Quitting an Exercise Regimen Can Lead to Depression
We are all aware that physical activity, often in the form of structured exercise, helps to improve physical and mental health. New research now finds that stopping exercise may result in increased depressive symptoms.
University of Adelaide researchers performed an analysis of prior studies that examined the effects of stopping exercise in regularly active adults. Ph.D. student Julie Morgan discovered that exercise cessation may lead to detrimental mental health effects in the form of depression.
The results of her review appear online ahead of print in the Journal of Affective Disorders.
“Adequate physical activity and exercise are important for both physical and mental health,” says Ms. Morgan.
“Current public health guidelines recommend being active on most if not all days of the week. At least 150 minutes of moderate intensity exercise a week is recommended to maintain health and prevent depression, or 75 minutes of vigorous intensity exercise for added health benefits.
“An extensive body of clinical evidence shows that regular exercise can reduce and treat depression. However, there is limited research into what happens with depressive symptoms when exercise is stopped,” she says.
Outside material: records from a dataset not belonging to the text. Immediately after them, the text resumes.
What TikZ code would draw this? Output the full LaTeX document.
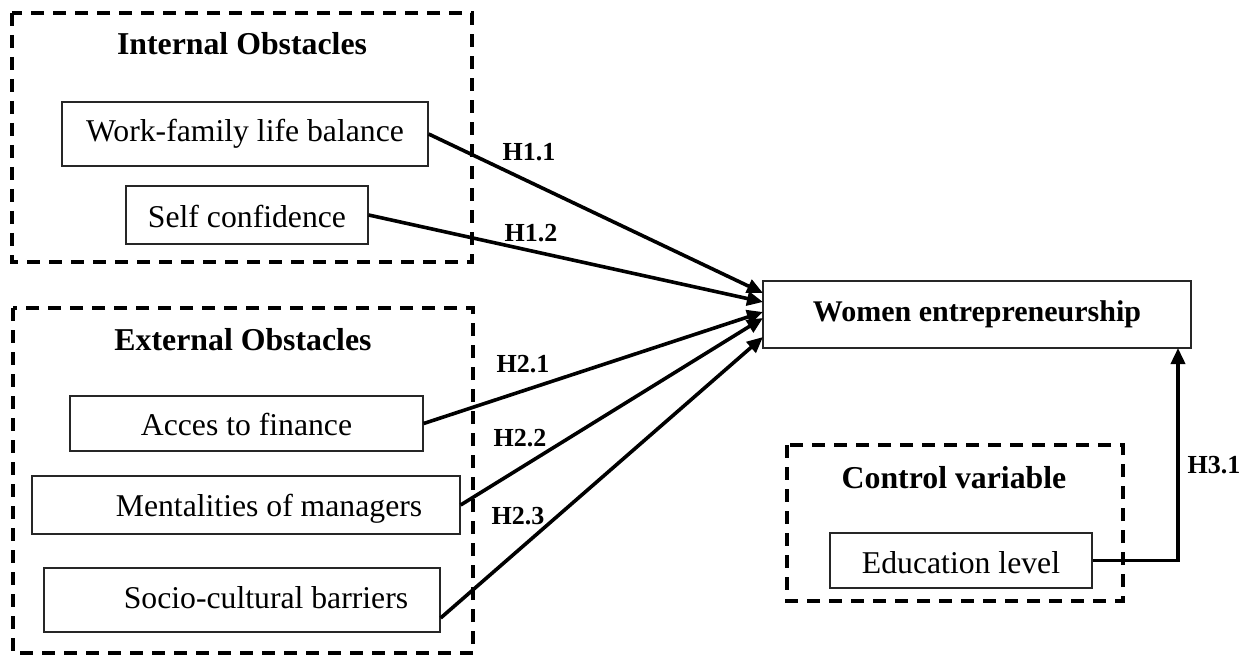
\documentclass[tikz,border=0pt]{standalone}
\usepackage{fontspec}
\setmainfont{Liberation Serif}
\usetikzlibrary{arrows.meta}
\begin{document}
\begin{tikzpicture}[x=1pt,y=-1pt,
  box/.style={draw=black!85, line width=1.3pt, inner sep=0pt, anchor=base,
    font=\fontsize{31.7}{36}\selectfont},
  grp/.style={draw, line width=3.6pt, dash pattern=on 13pt off 9pt},
  ttl/.style={font=\fontsize{31.8}{36}\selectfont\bfseries, anchor=base, inner sep=0pt},
  hyp/.style={font=\fontsize{26}{30}\selectfont\bfseries, anchor=base, inner sep=0pt},
  arr/.style={line width=3.6pt, -{Triangle[length=16pt,width=14pt]}}]
\useasboundingbox (0,0) rectangle (1250,655);

% groups
\draw[grp] (12,13) rectangle (472,262);
\draw[grp] (13,308) rectangle (473,653);
\draw[grp] (787,445) rectangle (1123,601);

% titles
\node[ttl] (tin) at (242,55) {Internal Obstacles};
\node[ttl] (tex) at (243,350) {External Obstacles};
\node[ttl] (tcv) at (954,488) {Control variable};

% boxes (anchor = base line; height/depth give the frame)
\node[box, minimum width=366pt, text height=40pt, text depth=24pt] (wf) at (245,142) {Work-family life balance};
\node[box, minimum width=242pt, text height=41pt, text depth=17pt] (sc) at (247,227) {Self confidence};
\node[box, minimum width=353pt, text height=39pt, text depth=16pt] (af) at (246.5,435) {Acces to finance};
\node[box, minimum width=428pt, text height=40pt, text depth=18pt] (mm) at (246,516) {\hspace*{46pt}Mentalities of managers};
\node[box, minimum width=396pt, text height=40pt, text depth=24pt] (sb) at (242,608) {\hspace*{48pt}Socio-cultural barriers};
\node[box, minimum width=428pt, text height=40pt, text depth=27pt, font=\fontsize{30}{34}\selectfont\bfseries] (we) at (977,321) {Women entrepreneurship};
\node[box, minimum width=262pt, text height=40pt, text depth=15pt] (ed) at (961,573) {Education level};

% arrow end points on the target box
\coordinate (e1) at (763,293);
\coordinate (e2) at (763,302);
\coordinate (e3) at (763,312);
\coordinate (e4) at (763,318);
\coordinate (e5) at (763,337);
\coordinate (t3) at (1178,348);

\draw[arr] (wf.east) -- (e1);
\draw[arr] (sc.east) -- (e2);
\draw[arr] (af.east) -- (e3);
\draw[arr] (mm.east) -- (e4);
\draw[arr] ([yshift=-18pt]sb.east) -- (e5);
\draw[arr] (ed.east) -| (t3);

% labels
\node[hyp] (l11) at (529,161) {H1.1};
\node[hyp] (l12) at (531,241) {H1.2};
\node[hyp] (l21) at (523,372) {H2.1};
\node[hyp] (l22) at (520,446) {H2.2};
\node[hyp] (l23) at (518,524) {H2.3};
\node[hyp] (l31) at (1214,473) {H3.1};
\end{tikzpicture}
\end{document}
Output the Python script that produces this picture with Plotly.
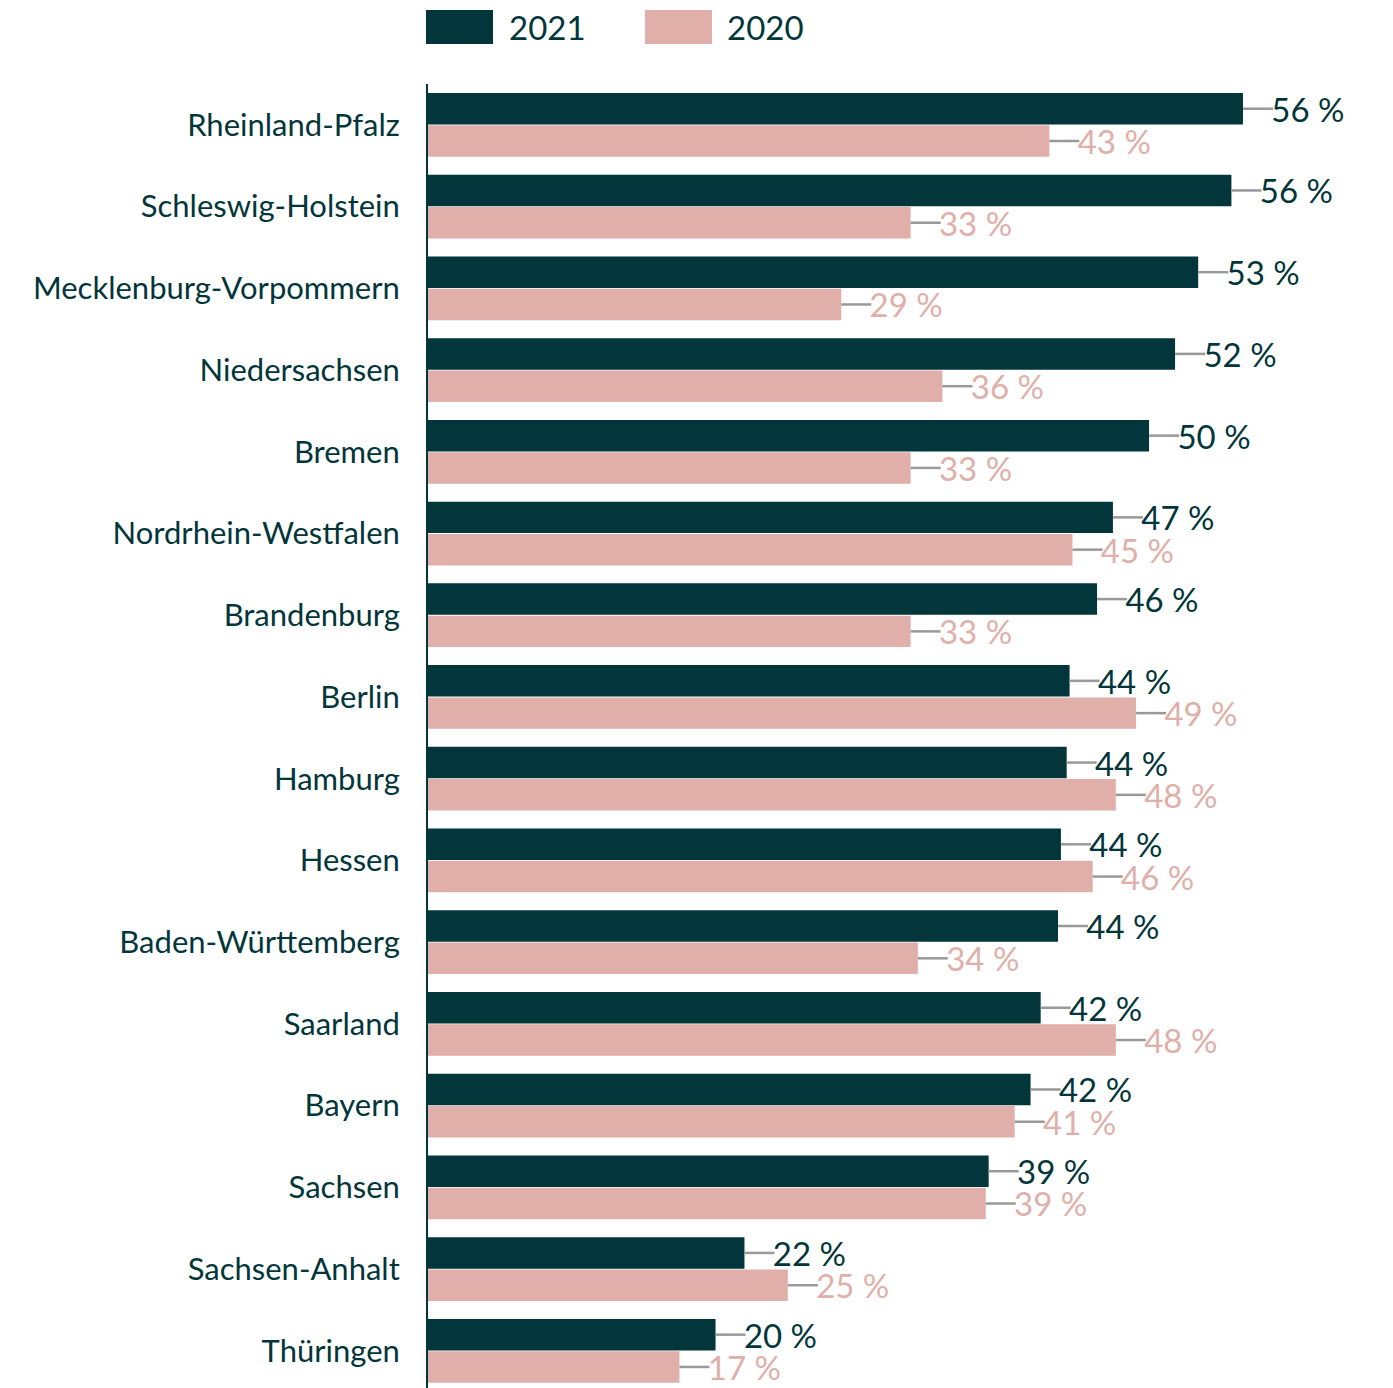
import plotly.graph_objects as go

# Anteil je Bundesland, 2021 und 2020 (in %)
states = [
    "Rheinland-Pfalz", "Schleswig-Holstein", "Mecklenburg-Vorpommern",
    "Niedersachsen", "Bremen", "Nordrhein-Westfalen", "Brandenburg",
    "Berlin", "Hamburg", "Hessen", "Baden-Württemberg", "Saarland",
    "Bayern", "Sachsen", "Sachsen-Anhalt", "Thüringen",
]
share_2021 = [56.4, 55.6, 53.3, 51.7, 49.9, 47.4, 46.3, 44.4,
              44.2, 43.8, 43.6, 42.4, 41.7, 38.8, 21.9, 19.9]
share_2020 = [43.0, 33.4, 28.6, 35.6, 33.4, 44.6, 33.4, 49.0,
              47.6, 46.0, 33.9, 47.6, 40.6, 38.6, 24.9, 17.4]

DARK = "#02363a"
PINK = "#e0afa9"
LEADER = "#999999"
FONT = "Lato"

# page has an 8px body margin, so the figure is drawn 8px in from the top-left
W, H = 1385, 1380
L, T = 420, 76          # plot area origin inside the figure
PX_PER_PCT = 14.45
LEAD = 30 / PX_PER_PCT  # leader line length in data units
PAD = "\u00a0" * 3      # push label past the leader line


def px(x):
    return (x - 8 - L) / (W - L)


def py(y):
    return (H - (y - 8)) / (H - T)


fig = go.Figure()

for name, vals, col in [("2021", share_2021, DARK), ("2020", share_2020, PINK)]:
    fig.add_trace(go.Bar(
        y=states,
        x=vals,
        name=name,
        orientation="h",
        marker=dict(color=col, line=dict(width=0)),
        error_x=dict(type="constant", value=LEAD, valueminus=0, symmetric=False,
                     width=0, thickness=2.5, color=LEADER),
        texttemplate=PAD + "%{x:.0f} %",
        textposition="outside",
        textfont=dict(family=FONT, size=33, color=col),
        constraintext="none",
        cliponaxis=False,
        hoverinfo="skip",
        showlegend=False,
    ))

# legend drawn as large swatches above the plot
legend_items = [("2021", DARK, 426, 493, 507), ("2020", PINK, 645, 712, 725)]
for label, col, x0, x1, xt in legend_items:
    fig.add_shape(type="rect", xref="paper", yref="paper",
                  x0=px(x0), x1=px(x1), y0=py(44), y1=py(10),
                  fillcolor=col, line=dict(width=0))
    fig.add_annotation(text=label, xref="paper", yref="paper",
                       x=px(xt), y=py(27), xanchor="left", yanchor="middle",
                       showarrow=False,
                       font=dict(family=FONT, size=33, color=DARK))

fig.update_layout(
    width=W, height=H,
    margin=dict(l=L, r=0, t=T, b=0),
    barmode="group",
    bargap=0.21,
    bargroupgap=0.025,
    plot_bgcolor="white",
    paper_bgcolor="white",
    font=dict(family=FONT, color=DARK),
    xaxis=dict(range=[0, (W - L) / PX_PER_PCT], visible=False, fixedrange=True),
    yaxis=dict(
        categoryorder="array",
        categoryarray=states,
        range=[15.455, -0.5],
        showline=True, linecolor=DARK, linewidth=2,
        showgrid=False, zeroline=False,
        ticks="", ticklabelstandoff=20,
        tickfont=dict(family=FONT, size=31, color=DARK),
        fixedrange=True,
    ),
)

fig.write_html("out.html")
Ms. Morgan reviewed studies that investigated the cessation of exercise in 152 adults. They had each undertaken at least 30 minutes of exercise, three times a week, for a minimum of three months.
“In some cases, ceasing this amount of exercise induced significant increases in depressive symptoms after just three days,” says Professor Bernhard Baune, Head of Psychiatry at the University of Adelaide and senior author on the paper.
“Other studies showed that people’s depressive symptoms increased after the first one or two weeks, which is still quite soon after stopping their exercise.”
Professor Baune says the depressive symptoms arising from stopping exercise occurred in the absence of the typical biological markers commonly involved with depressive symptoms.
“This suggests some kind of novel effect in these cases, although we should add some caution here, as the number of people included in the studies we examined was small. Such findings would need to be replicated in additional trials,” he says.
Professor Baune says the lack of research in this specific area points to the need for further studies, to help better understand the way in which stopping exercise affects depressive symptoms.
“For now, it is important that people understand the potential impact on their mental well-being when they suddenly cease regular exercise,” he says.